▶ _Your goal_: Leave out the pictures and copy everything else below exactly.

▶ _Data provided_:
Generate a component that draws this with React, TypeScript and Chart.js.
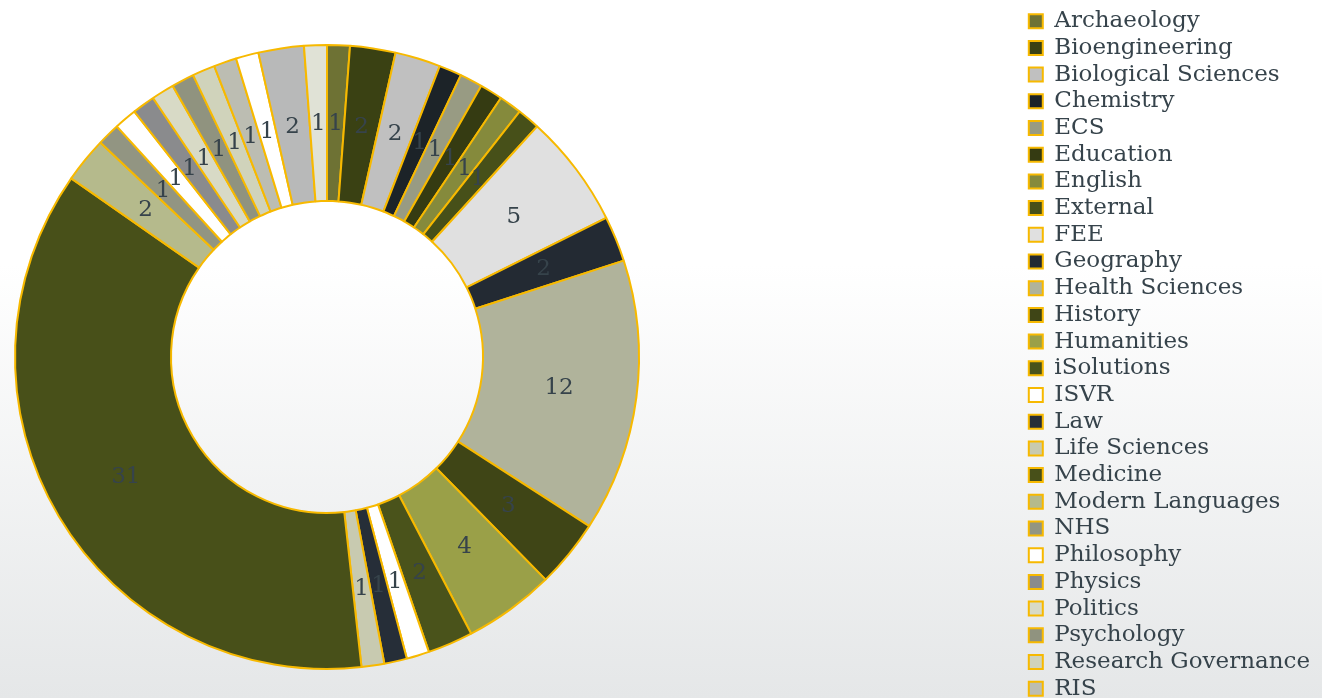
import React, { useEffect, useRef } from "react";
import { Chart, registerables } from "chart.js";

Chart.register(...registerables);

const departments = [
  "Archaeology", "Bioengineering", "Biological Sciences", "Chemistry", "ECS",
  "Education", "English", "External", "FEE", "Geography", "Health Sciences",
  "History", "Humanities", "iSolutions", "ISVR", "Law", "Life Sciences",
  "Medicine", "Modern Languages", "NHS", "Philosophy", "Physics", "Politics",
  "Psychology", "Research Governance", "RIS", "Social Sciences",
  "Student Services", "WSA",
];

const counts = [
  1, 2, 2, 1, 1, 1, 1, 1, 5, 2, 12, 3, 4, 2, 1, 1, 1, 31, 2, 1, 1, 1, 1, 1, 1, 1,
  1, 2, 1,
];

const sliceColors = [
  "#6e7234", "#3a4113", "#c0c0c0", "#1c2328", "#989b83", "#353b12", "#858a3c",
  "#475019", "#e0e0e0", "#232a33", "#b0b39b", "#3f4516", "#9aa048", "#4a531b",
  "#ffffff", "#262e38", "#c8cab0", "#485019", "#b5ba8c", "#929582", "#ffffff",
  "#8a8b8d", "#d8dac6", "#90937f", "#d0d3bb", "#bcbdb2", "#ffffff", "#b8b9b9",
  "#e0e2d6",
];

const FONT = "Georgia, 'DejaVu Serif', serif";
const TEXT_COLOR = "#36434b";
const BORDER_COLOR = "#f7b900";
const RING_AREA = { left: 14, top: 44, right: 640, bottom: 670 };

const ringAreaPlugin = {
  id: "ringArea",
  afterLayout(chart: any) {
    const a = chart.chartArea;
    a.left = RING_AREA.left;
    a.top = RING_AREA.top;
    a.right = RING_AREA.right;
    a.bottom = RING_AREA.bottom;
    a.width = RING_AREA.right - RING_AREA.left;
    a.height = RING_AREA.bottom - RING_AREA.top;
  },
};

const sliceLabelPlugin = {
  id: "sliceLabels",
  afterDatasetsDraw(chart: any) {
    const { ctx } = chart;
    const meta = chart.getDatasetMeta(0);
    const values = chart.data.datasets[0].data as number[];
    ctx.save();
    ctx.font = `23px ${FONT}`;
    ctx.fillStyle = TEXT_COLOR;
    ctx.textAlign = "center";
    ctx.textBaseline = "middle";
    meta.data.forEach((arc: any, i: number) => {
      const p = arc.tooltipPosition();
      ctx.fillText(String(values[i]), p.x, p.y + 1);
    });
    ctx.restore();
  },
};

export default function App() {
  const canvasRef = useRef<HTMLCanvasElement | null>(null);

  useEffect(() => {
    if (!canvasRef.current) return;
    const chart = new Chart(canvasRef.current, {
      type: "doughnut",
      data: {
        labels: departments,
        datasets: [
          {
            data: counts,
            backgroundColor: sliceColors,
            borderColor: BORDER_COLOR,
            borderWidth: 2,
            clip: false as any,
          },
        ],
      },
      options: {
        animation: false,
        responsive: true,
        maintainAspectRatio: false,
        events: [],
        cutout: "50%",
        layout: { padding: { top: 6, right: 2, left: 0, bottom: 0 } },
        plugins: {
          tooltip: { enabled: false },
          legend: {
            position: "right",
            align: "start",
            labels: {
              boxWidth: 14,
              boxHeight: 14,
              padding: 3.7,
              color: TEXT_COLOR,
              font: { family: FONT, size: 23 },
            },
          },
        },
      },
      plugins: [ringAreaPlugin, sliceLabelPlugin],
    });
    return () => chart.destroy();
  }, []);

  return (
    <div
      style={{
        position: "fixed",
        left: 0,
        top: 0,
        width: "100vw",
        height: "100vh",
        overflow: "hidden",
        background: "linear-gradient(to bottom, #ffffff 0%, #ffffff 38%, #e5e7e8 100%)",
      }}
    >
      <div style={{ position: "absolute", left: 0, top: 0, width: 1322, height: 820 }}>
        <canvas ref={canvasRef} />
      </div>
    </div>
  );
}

▶ _Answer to this problem_:
Generate a component that draws this with React, TypeScript and Chart.js.
import React, { useEffect, useRef } from "react";
import { Chart, registerables } from "chart.js";

Chart.register(...registerables);

const departments = [
  "Archaeology", "Bioengineering", "Biological Sciences", "Chemistry", "ECS",
  "Education", "English", "External", "FEE", "Geography", "Health Sciences",
  "History", "Humanities", "iSolutions", "ISVR", "Law", "Life Sciences",
  "Medicine", "Modern Languages", "NHS", "Philosophy", "Physics", "Politics",
  "Psychology", "Research Governance", "RIS", "Social Sciences",
  "Student Services", "WSA",
];

const counts = [
  1, 2, 2, 1, 1, 1, 1, 1, 5, 2, 12, 3, 4, 2, 1, 1, 1, 31, 2, 1, 1, 1, 1, 1, 1, 1,
  1, 2, 1,
];

const sliceColors = [
  "#6e7234", "#3a4113", "#c0c0c0", "#1c2328", "#989b83", "#353b12", "#858a3c",
  "#475019", "#e0e0e0", "#232a33", "#b0b39b", "#3f4516", "#9aa048", "#4a531b",
  "#ffffff", "#262e38", "#c8cab0", "#485019", "#b5ba8c", "#929582", "#ffffff",
  "#8a8b8d", "#d8dac6", "#90937f", "#d0d3bb", "#bcbdb2", "#ffffff", "#b8b9b9",
  "#e0e2d6",
];

const FONT = "Georgia, 'DejaVu Serif', serif";
const TEXT_COLOR = "#36434b";
const BORDER_COLOR = "#f7b900";
const RING_AREA = { left: 14, top: 44, right: 640, bottom: 670 };

const ringAreaPlugin = {
  id: "ringArea",
  afterLayout(chart: any) {
    const a = chart.chartArea;
    a.left = RING_AREA.left;
    a.top = RING_AREA.top;
    a.right = RING_AREA.right;
    a.bottom = RING_AREA.bottom;
    a.width = RING_AREA.right - RING_AREA.left;
    a.height = RING_AREA.bottom - RING_AREA.top;
  },
};

const sliceLabelPlugin = {
  id: "sliceLabels",
  afterDatasetsDraw(chart: any) {
    const { ctx } = chart;
    const meta = chart.getDatasetMeta(0);
    const values = chart.data.datasets[0].data as number[];
    ctx.save();
    ctx.font = `23px ${FONT}`;
    ctx.fillStyle = TEXT_COLOR;
    ctx.textAlign = "center";
    ctx.textBaseline = "middle";
    meta.data.forEach((arc: any, i: number) => {
      const p = arc.tooltipPosition();
      ctx.fillText(String(values[i]), p.x, p.y + 1);
    });
    ctx.restore();
  },
};

export default function App() {
  const canvasRef = useRef<HTMLCanvasElement | null>(null);

  useEffect(() => {
    if (!canvasRef.current) return;
    const chart = new Chart(canvasRef.current, {
      type: "doughnut",
      data: {
        labels: departments,
        datasets: [
          {
            data: counts,
            backgroundColor: sliceColors,
            borderColor: BORDER_COLOR,
            borderWidth: 2,
            clip: false as any,
          },
        ],
      },
      options: {
        animation: false,
        responsive: true,
        maintainAspectRatio: false,
        events: [],
        cutout: "50%",
        layout: { padding: { top: 6, right: 2, left: 0, bottom: 0 } },
        plugins: {
          tooltip: { enabled: false },
          legend: {
            position: "right",
            align: "start",
            labels: {
              boxWidth: 14,
              boxHeight: 14,
              padding: 3.7,
              color: TEXT_COLOR,
              font: { family: FONT, size: 23 },
            },
          },
        },
      },
      plugins: [ringAreaPlugin, sliceLabelPlugin],
    });
    return () => chart.destroy();
  }, []);

  return (
    <div
      style={{
        position: "fixed",
        left: 0,
        top: 0,
        width: "100vw",
        height: "100vh",
        overflow: "hidden",
        background: "linear-gradient(to bottom, #ffffff 0%, #ffffff 38%, #e5e7e8 100%)",
      }}
    >
      <div style={{ position: "absolute", left: 0, top: 0, width: 1322, height: 820 }}>
        <canvas ref={canvasRef} />
      </div>
    </div>
  );
}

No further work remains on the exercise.